Eldir (Old Norse: /non/, "fire-stoker") is a servant of Ægir in Norse mythology, and Loki's first verbal opponent in the poem Lokasenna (Loki's Flyting).

According to John Lindow, "Eldir fits the character type of the outer guardian, often a herdsman as in Skírnismál (11–16) with whom someone contends before entering a place for the main confrontation".

== Name ==
The Old Norse name Eldir has been translated as 'fire-stoker'.

== Attestations ==
The beginning of Lokasenna (Loki's Flyting) tells that people greatly praised Ægir's two servants, and that Loki killed one of them, Fimafeng, out of jealousy. The murderer is then chased by the gods from Ægir's hall, and upon his return, Loki confronts Eldir and asks him what the Æsir are discussing in the hall. Eldir replies that they are judging their weapons and prowess, and adds that no one is a friend of Loki’s in words. Loki then announces that he is about to enter the hall and blend mead with harmful power.
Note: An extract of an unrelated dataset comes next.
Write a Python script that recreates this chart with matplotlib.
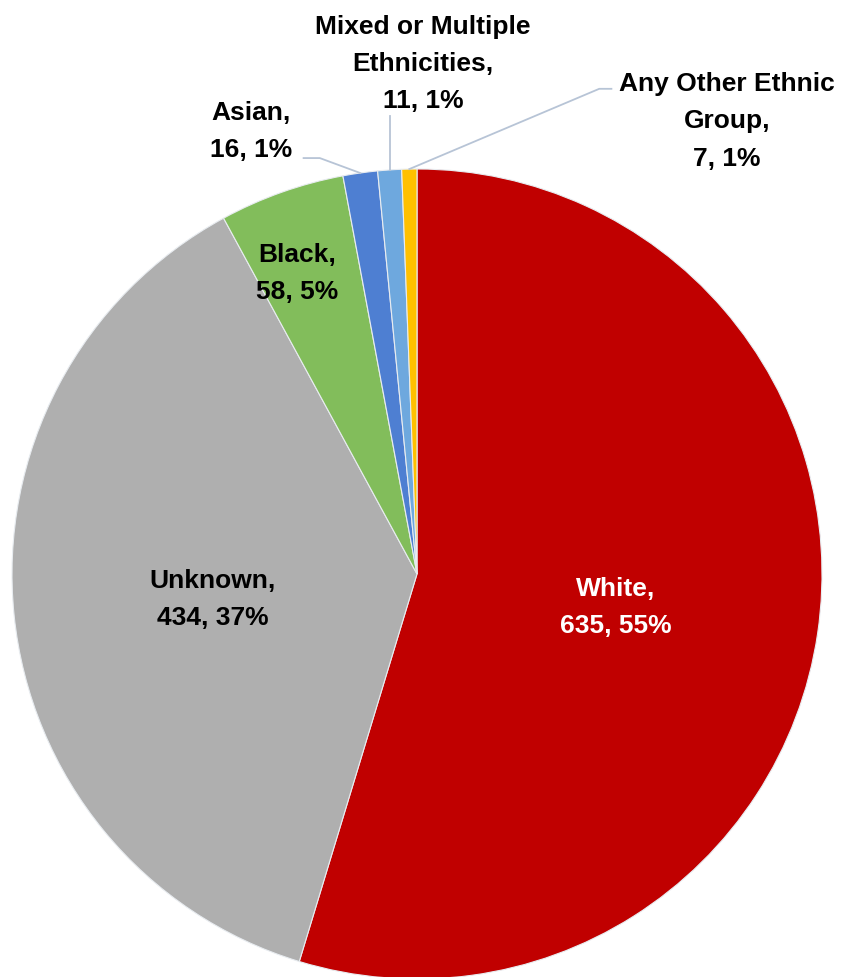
import numpy as np
import matplotlib
matplotlib.use("Agg")
import matplotlib.pyplot as plt

categories = ["White", "Unknown", "Black", "Asian", "Mixed or Multiple\nEthnicities", "Any Other Ethnic\nGroup"]
values = [635, 434, 58, 16, 11, 7]
colors = ["#C00000", "#AFAFAF", "#82BD5B", "#4E7FD2", "#6EA8DE", "#FFC000"]
text_colors = ["white", "black", "black", "black", "black", "black"]

# label anchor positions (in pie radius units) for each category
label_pos = [(0.49, -0.08), (-0.505, -0.06), (-0.296, 0.745), (-0.41, 1.095), (0.015, 1.262), (0.765, 1.12)]

W, H = 841, 978
fig = plt.figure(figsize=(W / 100, H / 100), dpi=100)
R = 405
cx, cy = 417, 575
ax = fig.add_axes([(cx - R) / W, (H - cy - R) / H, 2 * R / W, 2 * R / H])

wedges, _ = ax.pie(values, colors=colors, startangle=90, counterclock=False,
                   radius=1.0, wedgeprops=dict(edgecolor="#E8ECF0", linewidth=0.8))
ax.set_xlim(-1, 1)
ax.set_ylim(-1, 1)
ax.set_aspect("auto")
ax.axis("off")

total = sum(values)
for cat, v, (lx, ly), tc in zip(categories, values, label_pos, text_colors):
    pct = int(round(100 * v / total))
    txt = f"{cat},\n{v}, {pct}%"
    ax.text(lx, ly, txt, ha="center", va="center", fontsize=19, fontweight="bold",
            color=tc, family="Liberation Sans", linespacing=1.7)

# leader lines from slice rims to outside labels
ang = {i: np.deg2rad((wedges[i].theta1 + wedges[i].theta2) / 2) for i in range(len(values))}
line_kw = dict(color="#B7C4D6", lw=1.3, clip_on=False)
# Asian: rim -> short elbow -> label right side
a = ang[3]
ax.plot([np.cos(a), -0.24, -0.28], [np.sin(a), 1.027, 1.027], **line_kw)
# Mixed: straight up from rim
a = ang[4]
ax.plot([np.cos(a), np.cos(a)], [np.sin(a), 1.13], **line_kw)
# Other: rim -> diagonal -> label left side
a = ang[5]
ax.plot([np.cos(a), 0.45, 0.48], [np.sin(a), 1.198, 1.198], **line_kw)

fig.savefig("out.png", dpi=100, facecolor="white")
[Eldir:] You know, if you enter Ægir’s hall,
To gaze on that feast,
If slander and calumny you pour into the hall of the æsir,
On you they will dry it.

[Loki:] You know, Eldir, if we two alone should
Contend with harmful words,
Rich will I be in answers
If you speak much about it.
— Snorri Sturluson, stanzas 4–5 (Trans. J. Lindow, 2002).